Photonics Project:  Congratulations again!  It will be great to see that.

SPIE Fellow Paul McManamon honored with the 2022 Joseph W. Goodman Book Writing Award

Paul: Thank you!

[Note: The LiDAR Technologies and Systems can be ordered from the Resources References Tab]

Photonics Project:  So per the Photonics Project website and calculation tools have you had a chance to look that over, and what are your impressions?  We can start with positives and then go to next steps…..

Paul: Well first of all its very easy to use and interactive as students today expect.  The graphics are very nice and useful for the beginning student.

Photonics Project:  Yes, we try to match up a graphic that will help explain the calculations and show the equation and how it all maps to the input variables. In priniciple many of the calculations are similar to earlier spreadsheets and even slide rules (I even have an old “Blackbody Slide Rule” quite a collectors item)

Paul: Yes, I have one of those myself.  But the site is very accessible on the web for anyone anywhere to be able to use and has all those additional features, so that all works out very well.  For the Lidar tool, having selectable atmospheric data and the like also give it more power and ability to achieve reasonable results in various conditions.   Its great that all of the critical parameters are used to provide a reasonable approximation of the Lidar photons returned from a target for a student. 

Photonics Project:  And what would you say about needs and next steps?
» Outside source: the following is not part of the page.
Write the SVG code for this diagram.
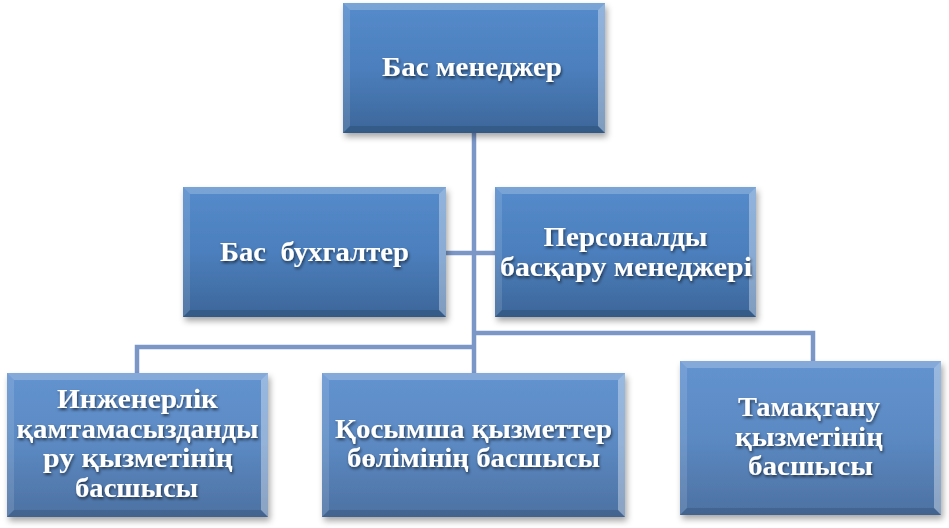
<svg xmlns="http://www.w3.org/2000/svg" width="949" height="528" viewBox="0 0 949 528">
<defs>
<linearGradient id="g1" x1="0" y1="0" x2="0" y2="1">
<stop offset="0" stop-color="#558bcb"/>
<stop offset="0.5" stop-color="#4c7fbd"/>
<stop offset="1" stop-color="#3c6699"/>
</linearGradient>
<linearGradient id="g2" x1="0" y1="0" x2="0" y2="1">
<stop offset="0" stop-color="#6393d0"/>
<stop offset="0.5" stop-color="#5b89c2"/>
<stop offset="1" stop-color="#4d71a2"/>
</linearGradient>
<filter id="sh" x="-10%" y="-10%" width="125%" height="130%">
<feDropShadow dx="2" dy="4" stdDeviation="3" flood-color="#000" flood-opacity="0.35"/>
</filter>
<filter id="ts" x="-10%" y="-30%" width="120%" height="160%">
<feDropShadow dx="1" dy="2" stdDeviation="1.5" flood-color="#000" flood-opacity="0.6"/>
</filter>
</defs>
<style>
.b1{fill:url(#g1);filter:url(#sh)}
.b2{fill:url(#g2);filter:url(#sh)}
.bt{fill:#fff;fill-opacity:.22}
.bl{fill:#fff;fill-opacity:.12}
.br{fill:#fff;fill-opacity:.35}
.bb{fill:#000;fill-opacity:.12}
.t{font-family:"Liberation Serif","Times New Roman",serif;font-weight:bold;font-size:28px;fill:#fff;text-anchor:middle;filter:url(#ts)}
.c{fill:none;stroke:#7b97c7;stroke-width:4.5}
</style>
<g id="connectors">
<path class="c" d="M474 132 V373"/>
<path class="c" d="M446 253 H495"/>
<path class="c" d="M474 333 H813 V361"/>
<path class="c" d="M474 347 H137 V373"/>
</g>
<g id="n1">
<rect class="b1" x="343" y="3" width="262" height="130"/>
<polygon class="bt" points="343,3 605,3 598,10 350,10"/>
<polygon class="bl" points="343,3 350,10 350,126 343,133"/>
<polygon class="br" points="605,3 605,133 598,126 598,10"/>
<polygon class="bb" points="343,133 350,126 598,126 605,133"/>
<text class="t" x="472" y="76" textLength="180" lengthAdjust="spacingAndGlyphs">Бас менеджер</text>
</g>
<g id="n2">
<rect class="b1" x="183" y="187" width="263" height="130"/>
<polygon class="bt" points="183,187 446,187 439,194 190,194"/>
<polygon class="bl" points="183,187 190,194 190,310 183,317"/>
<polygon class="br" points="446,187 446,317 439,310 439,194"/>
<polygon class="bb" points="183,317 190,310 439,310 446,317"/>
<text class="t" x="314.5" y="261" textLength="189" lengthAdjust="spacingAndGlyphs" xml:space="preserve">Бас  бухгалтер</text>
</g>
<g id="n3">
<rect class="b1" x="495" y="187" width="261" height="130"/>
<polygon class="bt" points="495,187 756,187 749,194 502,194"/>
<polygon class="bl" points="495,187 502,194 502,310 495,317"/>
<polygon class="br" points="756,187 756,317 749,310 749,194"/>
<polygon class="bb" points="495,317 502,310 749,310 756,317"/>
<text class="t" x="625.5" y="246" textLength="164" lengthAdjust="spacingAndGlyphs">Персоналды</text>
<text class="t" x="626" y="276" textLength="252" lengthAdjust="spacingAndGlyphs">басқару менеджері</text>
</g>
<g id="n4">
<rect class="b2" x="7" y="373" width="261" height="144"/>
<polygon class="bt" points="7,373 268,373 261,380 14,380"/>
<polygon class="bl" points="7,373 14,380 14,510 7,517"/>
<polygon class="br" points="268,373 268,517 261,510 261,380"/>
<polygon class="bb" points="7,517 14,510 261,510 268,517"/>
<text class="t" x="137.5" y="408" textLength="161" lengthAdjust="spacingAndGlyphs">Инженерлік</text>
<text class="t" x="137.5" y="438" textLength="242" lengthAdjust="spacingAndGlyphs">қамтамасызданды</text>
<text class="t" x="138" y="467" textLength="190" lengthAdjust="spacingAndGlyphs">ру қызметінің</text>
<text class="t" x="136.5" y="497" textLength="123" lengthAdjust="spacingAndGlyphs">басшысы</text>
</g>
<g id="n5">
<rect class="b2" x="322" y="373" width="303" height="144"/>
<polygon class="bt" points="322,373 625,373 618,380 329,380"/>
<polygon class="bl" points="322,373 329,380 329,510 322,517"/>
<polygon class="br" points="625,373 625,517 618,510 618,380"/>
<polygon class="bb" points="322,517 329,510 618,510 625,517"/>
<text class="t" x="473.5" y="438" textLength="277" lengthAdjust="spacingAndGlyphs">Қосымша қызметтер</text>
<text class="t" x="473.5" y="467" textLength="253" lengthAdjust="spacingAndGlyphs">бөлімінің басшысы</text>
</g>
<g id="n6">
<rect class="b2" x="680" y="361" width="261" height="154"/>
<polygon class="bt" points="680,361 941,361 934,368 687,368"/>
<polygon class="bl" points="680,361 687,368 687,508 680,515"/>
<polygon class="br" points="941,361 941,515 934,508 934,368"/>
<polygon class="bb" points="680,515 687,508 934,508 941,515"/>
<text class="t" x="809" y="416" textLength="142" lengthAdjust="spacingAndGlyphs">Тамақтану</text>
<text class="t" x="809" y="446" textLength="148" lengthAdjust="spacingAndGlyphs">қызметінің</text>
<text class="t" x="810.5" y="475" textLength="125" lengthAdjust="spacingAndGlyphs">басшысы</text>
</g>
</svg>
Paul: The tool is based on the single detector calculation spreadsheet that I use for initial scenario calculations.  Generalizing that to a 2D Focal Plane Array (camera) so you can calculate the flux needed to illuminate the camera would be a nice next step.  As we have also discussed, a SNR calculation would be great including both Linear and Gieger Mode.

Photonics Project:  Yes, I took a look at that with your “Comparison of flash lidar detector options” paper.  It will require some thought.  Perhaps a grad student can help me?

Paul: That could work.  We will be using the tool for the ongoing course at UD right now towards the end of the semester, and then more extensively for my summer course.

[Note: See Resources Links Tab for course information]. 

One more thing would be de-noising for the camera option.  There has been a lot of work done on that for cell phone and other camera’s in the commercial domain that we can take advantage of for these applications.

Photonics Project:  Sounds good.  BTW, we are using the site in conjunction with the 3rd Edition of the Introduction to Infrared and EO System which is due out maybe in August. 

ARTECH HOUSE USA : Introduction to Infrared and Electro-Optical Systems, Third Edition 

The site started as a kind of repository for some of the calculations and spreadsheets Prof Driggers uses in his course and expanded from there to include the Lidar and a few other items and continues to grow. We have a lot of users now, some who also develop freeware and post it on the site GitHub.  Professor Sarangan at UD also has some useful code we will be incorporating with him.  So a lot of fun collaborations going on!

  So what is next for you and Exciting Technology’s and UD/LOCI?

Paul: Between all the projects we have a lot going on- the new crystal materials will be interesting, as well as the Free Space Laser comms.  But, I would like to think that “Mapping the World with Lidar” using the satellite constellation would be a big and great next step.

Photonics Project:  I would expect no less.  Thanks a lot Paul for your time and helpful comments!